Retype each line exactly. Skip images.

### Dataset excerpt
***
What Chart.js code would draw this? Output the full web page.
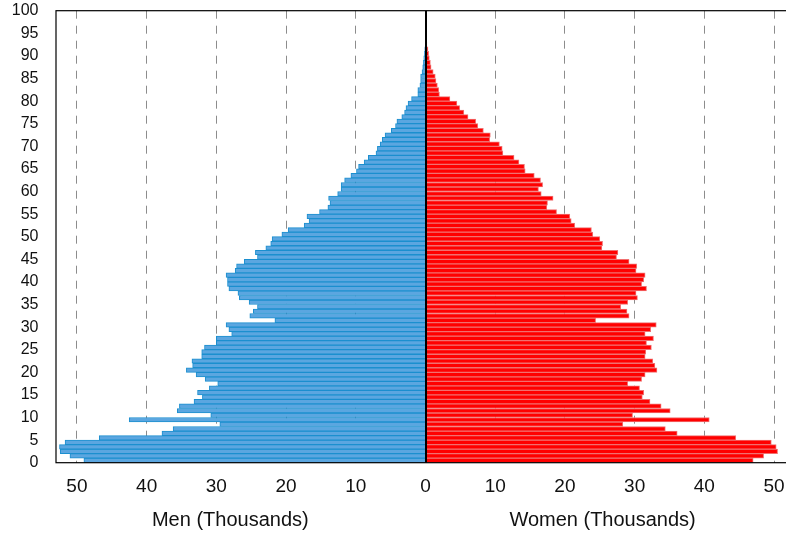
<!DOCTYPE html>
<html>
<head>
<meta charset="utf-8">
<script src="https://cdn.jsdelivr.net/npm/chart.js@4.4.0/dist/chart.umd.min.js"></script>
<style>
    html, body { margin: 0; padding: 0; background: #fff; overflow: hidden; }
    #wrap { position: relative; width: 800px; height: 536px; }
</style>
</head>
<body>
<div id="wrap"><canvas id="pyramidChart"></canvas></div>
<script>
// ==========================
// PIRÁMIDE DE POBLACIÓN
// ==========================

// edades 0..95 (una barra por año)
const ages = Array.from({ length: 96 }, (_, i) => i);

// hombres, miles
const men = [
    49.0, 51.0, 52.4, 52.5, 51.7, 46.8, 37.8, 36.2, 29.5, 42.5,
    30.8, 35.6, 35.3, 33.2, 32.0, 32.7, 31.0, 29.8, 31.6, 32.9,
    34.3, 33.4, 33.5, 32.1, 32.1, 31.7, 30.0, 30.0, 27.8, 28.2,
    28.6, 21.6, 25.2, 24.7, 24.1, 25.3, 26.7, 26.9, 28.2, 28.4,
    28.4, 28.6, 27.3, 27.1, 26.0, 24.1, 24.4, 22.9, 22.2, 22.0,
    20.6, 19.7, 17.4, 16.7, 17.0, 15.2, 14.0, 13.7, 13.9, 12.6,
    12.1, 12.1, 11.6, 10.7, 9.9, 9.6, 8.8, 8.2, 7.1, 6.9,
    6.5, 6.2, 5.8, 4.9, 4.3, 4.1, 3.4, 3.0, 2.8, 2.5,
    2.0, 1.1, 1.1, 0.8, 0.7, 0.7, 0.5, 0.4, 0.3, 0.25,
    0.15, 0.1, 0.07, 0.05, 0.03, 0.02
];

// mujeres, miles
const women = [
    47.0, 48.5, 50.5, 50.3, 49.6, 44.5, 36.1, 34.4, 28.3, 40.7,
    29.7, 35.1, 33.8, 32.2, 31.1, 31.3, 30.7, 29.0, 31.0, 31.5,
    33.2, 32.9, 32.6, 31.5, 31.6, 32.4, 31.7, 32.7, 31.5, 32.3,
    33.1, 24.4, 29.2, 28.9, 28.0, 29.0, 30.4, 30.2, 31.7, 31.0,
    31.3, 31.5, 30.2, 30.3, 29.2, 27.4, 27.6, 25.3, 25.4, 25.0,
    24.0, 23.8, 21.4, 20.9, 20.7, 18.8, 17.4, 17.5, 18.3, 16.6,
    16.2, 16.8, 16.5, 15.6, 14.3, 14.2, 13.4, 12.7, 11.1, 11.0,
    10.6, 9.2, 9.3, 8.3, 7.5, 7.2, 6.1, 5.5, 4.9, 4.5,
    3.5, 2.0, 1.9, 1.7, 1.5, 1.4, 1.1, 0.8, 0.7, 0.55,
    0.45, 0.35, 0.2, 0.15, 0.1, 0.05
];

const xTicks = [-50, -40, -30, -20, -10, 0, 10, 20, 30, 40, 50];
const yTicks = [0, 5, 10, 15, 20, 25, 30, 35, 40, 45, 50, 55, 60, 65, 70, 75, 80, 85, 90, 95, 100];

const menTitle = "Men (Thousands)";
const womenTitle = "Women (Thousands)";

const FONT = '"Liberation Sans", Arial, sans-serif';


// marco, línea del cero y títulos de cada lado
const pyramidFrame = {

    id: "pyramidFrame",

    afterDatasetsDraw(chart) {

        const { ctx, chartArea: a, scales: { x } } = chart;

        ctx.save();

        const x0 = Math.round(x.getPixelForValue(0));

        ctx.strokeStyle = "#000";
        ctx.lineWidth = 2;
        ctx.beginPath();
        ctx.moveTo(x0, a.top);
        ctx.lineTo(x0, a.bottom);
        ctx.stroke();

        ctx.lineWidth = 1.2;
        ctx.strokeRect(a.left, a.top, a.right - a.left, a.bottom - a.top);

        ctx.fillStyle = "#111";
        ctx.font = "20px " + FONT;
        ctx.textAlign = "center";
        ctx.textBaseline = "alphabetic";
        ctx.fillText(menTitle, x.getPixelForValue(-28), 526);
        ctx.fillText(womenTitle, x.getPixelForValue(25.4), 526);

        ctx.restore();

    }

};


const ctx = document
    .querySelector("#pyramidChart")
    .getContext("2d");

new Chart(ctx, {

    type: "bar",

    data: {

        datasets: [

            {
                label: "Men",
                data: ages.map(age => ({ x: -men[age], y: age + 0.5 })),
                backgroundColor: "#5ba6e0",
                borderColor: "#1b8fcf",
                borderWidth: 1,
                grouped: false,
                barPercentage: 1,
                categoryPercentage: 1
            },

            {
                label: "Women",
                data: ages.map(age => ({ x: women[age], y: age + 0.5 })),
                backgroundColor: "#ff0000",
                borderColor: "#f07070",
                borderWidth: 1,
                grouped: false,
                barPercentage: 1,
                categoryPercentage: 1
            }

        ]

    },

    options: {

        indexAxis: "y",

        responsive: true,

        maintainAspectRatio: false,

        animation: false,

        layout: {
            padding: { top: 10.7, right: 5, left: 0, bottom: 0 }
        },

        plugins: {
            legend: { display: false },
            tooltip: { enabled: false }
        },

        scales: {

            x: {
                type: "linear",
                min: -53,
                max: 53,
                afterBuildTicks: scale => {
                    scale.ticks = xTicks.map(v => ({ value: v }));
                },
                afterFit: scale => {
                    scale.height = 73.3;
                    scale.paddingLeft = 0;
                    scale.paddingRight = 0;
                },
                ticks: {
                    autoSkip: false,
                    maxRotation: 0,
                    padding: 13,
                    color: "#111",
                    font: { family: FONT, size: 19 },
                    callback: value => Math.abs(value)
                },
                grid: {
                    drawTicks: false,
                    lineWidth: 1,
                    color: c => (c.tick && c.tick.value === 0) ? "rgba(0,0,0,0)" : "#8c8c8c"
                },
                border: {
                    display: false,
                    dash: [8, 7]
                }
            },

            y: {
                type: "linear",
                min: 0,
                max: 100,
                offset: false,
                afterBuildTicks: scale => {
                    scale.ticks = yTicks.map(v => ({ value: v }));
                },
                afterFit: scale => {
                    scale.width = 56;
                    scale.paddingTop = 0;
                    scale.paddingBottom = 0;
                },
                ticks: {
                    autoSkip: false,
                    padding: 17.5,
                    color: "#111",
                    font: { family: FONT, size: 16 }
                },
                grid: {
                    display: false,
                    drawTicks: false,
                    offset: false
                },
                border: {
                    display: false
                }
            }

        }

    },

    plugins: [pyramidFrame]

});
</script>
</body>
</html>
***
### Solution below
What Chart.js code would draw this? Output the full web page.
<!DOCTYPE html>
<html>
<head>
<meta charset="utf-8">
<script src="https://cdn.jsdelivr.net/npm/chart.js@4.4.0/dist/chart.umd.min.js"></script>
<style>
    html, body { margin: 0; padding: 0; background: #fff; overflow: hidden; }
    #wrap { position: relative; width: 800px; height: 536px; }
</style>
</head>
<body>
<div id="wrap"><canvas id="pyramidChart"></canvas></div>
<script>
// ==========================
// PIRÁMIDE DE POBLACIÓN
// ==========================

// edades 0..95 (una barra por año)
const ages = Array.from({ length: 96 }, (_, i) => i);

// hombres, miles
const men = [
    49.0, 51.0, 52.4, 52.5, 51.7, 46.8, 37.8, 36.2, 29.5, 42.5,
    30.8, 35.6, 35.3, 33.2, 32.0, 32.7, 31.0, 29.8, 31.6, 32.9,
    34.3, 33.4, 33.5, 32.1, 32.1, 31.7, 30.0, 30.0, 27.8, 28.2,
    28.6, 21.6, 25.2, 24.7, 24.1, 25.3, 26.7, 26.9, 28.2, 28.4,
    28.4, 28.6, 27.3, 27.1, 26.0, 24.1, 24.4, 22.9, 22.2, 22.0,
    20.6, 19.7, 17.4, 16.7, 17.0, 15.2, 14.0, 13.7, 13.9, 12.6,
    12.1, 12.1, 11.6, 10.7, 9.9, 9.6, 8.8, 8.2, 7.1, 6.9,
    6.5, 6.2, 5.8, 4.9, 4.3, 4.1, 3.4, 3.0, 2.8, 2.5,
    2.0, 1.1, 1.1, 0.8, 0.7, 0.7, 0.5, 0.4, 0.3, 0.25,
    0.15, 0.1, 0.07, 0.05, 0.03, 0.02
];

// mujeres, miles
const women = [
    47.0, 48.5, 50.5, 50.3, 49.6, 44.5, 36.1, 34.4, 28.3, 40.7,
    29.7, 35.1, 33.8, 32.2, 31.1, 31.3, 30.7, 29.0, 31.0, 31.5,
    33.2, 32.9, 32.6, 31.5, 31.6, 32.4, 31.7, 32.7, 31.5, 32.3,
    33.1, 24.4, 29.2, 28.9, 28.0, 29.0, 30.4, 30.2, 31.7, 31.0,
    31.3, 31.5, 30.2, 30.3, 29.2, 27.4, 27.6, 25.3, 25.4, 25.0,
    24.0, 23.8, 21.4, 20.9, 20.7, 18.8, 17.4, 17.5, 18.3, 16.6,
    16.2, 16.8, 16.5, 15.6, 14.3, 14.2, 13.4, 12.7, 11.1, 11.0,
    10.6, 9.2, 9.3, 8.3, 7.5, 7.2, 6.1, 5.5, 4.9, 4.5,
    3.5, 2.0, 1.9, 1.7, 1.5, 1.4, 1.1, 0.8, 0.7, 0.55,
    0.45, 0.35, 0.2, 0.15, 0.1, 0.05
];

const xTicks = [-50, -40, -30, -20, -10, 0, 10, 20, 30, 40, 50];
const yTicks = [0, 5, 10, 15, 20, 25, 30, 35, 40, 45, 50, 55, 60, 65, 70, 75, 80, 85, 90, 95, 100];

const menTitle = "Men (Thousands)";
const womenTitle = "Women (Thousands)";

const FONT = '"Liberation Sans", Arial, sans-serif';


// marco, línea del cero y títulos de cada lado
const pyramidFrame = {

    id: "pyramidFrame",

    afterDatasetsDraw(chart) {

        const { ctx, chartArea: a, scales: { x } } = chart;

        ctx.save();

        const x0 = Math.round(x.getPixelForValue(0));

        ctx.strokeStyle = "#000";
        ctx.lineWidth = 2;
        ctx.beginPath();
        ctx.moveTo(x0, a.top);
        ctx.lineTo(x0, a.bottom);
        ctx.stroke();

        ctx.lineWidth = 1.2;
        ctx.strokeRect(a.left, a.top, a.right - a.left, a.bottom - a.top);

        ctx.fillStyle = "#111";
        ctx.font = "20px " + FONT;
        ctx.textAlign = "center";
        ctx.textBaseline = "alphabetic";
        ctx.fillText(menTitle, x.getPixelForValue(-28), 526);
        ctx.fillText(womenTitle, x.getPixelForValue(25.4), 526);

        ctx.restore();

    }

};


const ctx = document
    .querySelector("#pyramidChart")
    .getContext("2d");

new Chart(ctx, {

    type: "bar",

    data: {

        datasets: [

            {
                label: "Men",
                data: ages.map(age => ({ x: -men[age], y: age + 0.5 })),
                backgroundColor: "#5ba6e0",
                borderColor: "#1b8fcf",
                borderWidth: 1,
                grouped: false,
                barPercentage: 1,
                categoryPercentage: 1
            },

            {
                label: "Women",
                data: ages.map(age => ({ x: women[age], y: age + 0.5 })),
                backgroundColor: "#ff0000",
                borderColor: "#f07070",
                borderWidth: 1,
                grouped: false,
                barPercentage: 1,
                categoryPercentage: 1
            }

        ]

    },

    options: {

        indexAxis: "y",

        responsive: true,

        maintainAspectRatio: false,

        animation: false,

        layout: {
            padding: { top: 10.7, right: 5, left: 0, bottom: 0 }
        },

        plugins: {
            legend: { display: false },
            tooltip: { enabled: false }
        },

        scales: {

            x: {
                type: "linear",
                min: -53,
                max: 53,
                afterBuildTicks: scale => {
                    scale.ticks = xTicks.map(v => ({ value: v }));
                },
                afterFit: scale => {
                    scale.height = 73.3;
                    scale.paddingLeft = 0;
                    scale.paddingRight = 0;
                },
                ticks: {
                    autoSkip: false,
                    maxRotation: 0,
                    padding: 13,
                    color: "#111",
                    font: { family: FONT, size: 19 },
                    callback: value => Math.abs(value)
                },
                grid: {
                    drawTicks: false,
                    lineWidth: 1,
                    color: c => (c.tick && c.tick.value === 0) ? "rgba(0,0,0,0)" : "#8c8c8c"
                },
                border: {
                    display: false,
                    dash: [8, 7]
                }
            },

            y: {
                type: "linear",
                min: 0,
                max: 100,
                offset: false,
                afterBuildTicks: scale => {
                    scale.ticks = yTicks.map(v => ({ value: v }));
                },
                afterFit: scale => {
                    scale.width = 56;
                    scale.paddingTop = 0;
                    scale.paddingBottom = 0;
                },
                ticks: {
                    autoSkip: false,
                    padding: 17.5,
                    color: "#111",
                    font: { family: FONT, size: 16 }
                },
                grid: {
                    display: false,
                    drawTicks: false,
                    offset: false
                },
                border: {
                    display: false
                }
            }

        }

    },

    plugins: [pyramidFrame]

});
</script>
</body>
</html>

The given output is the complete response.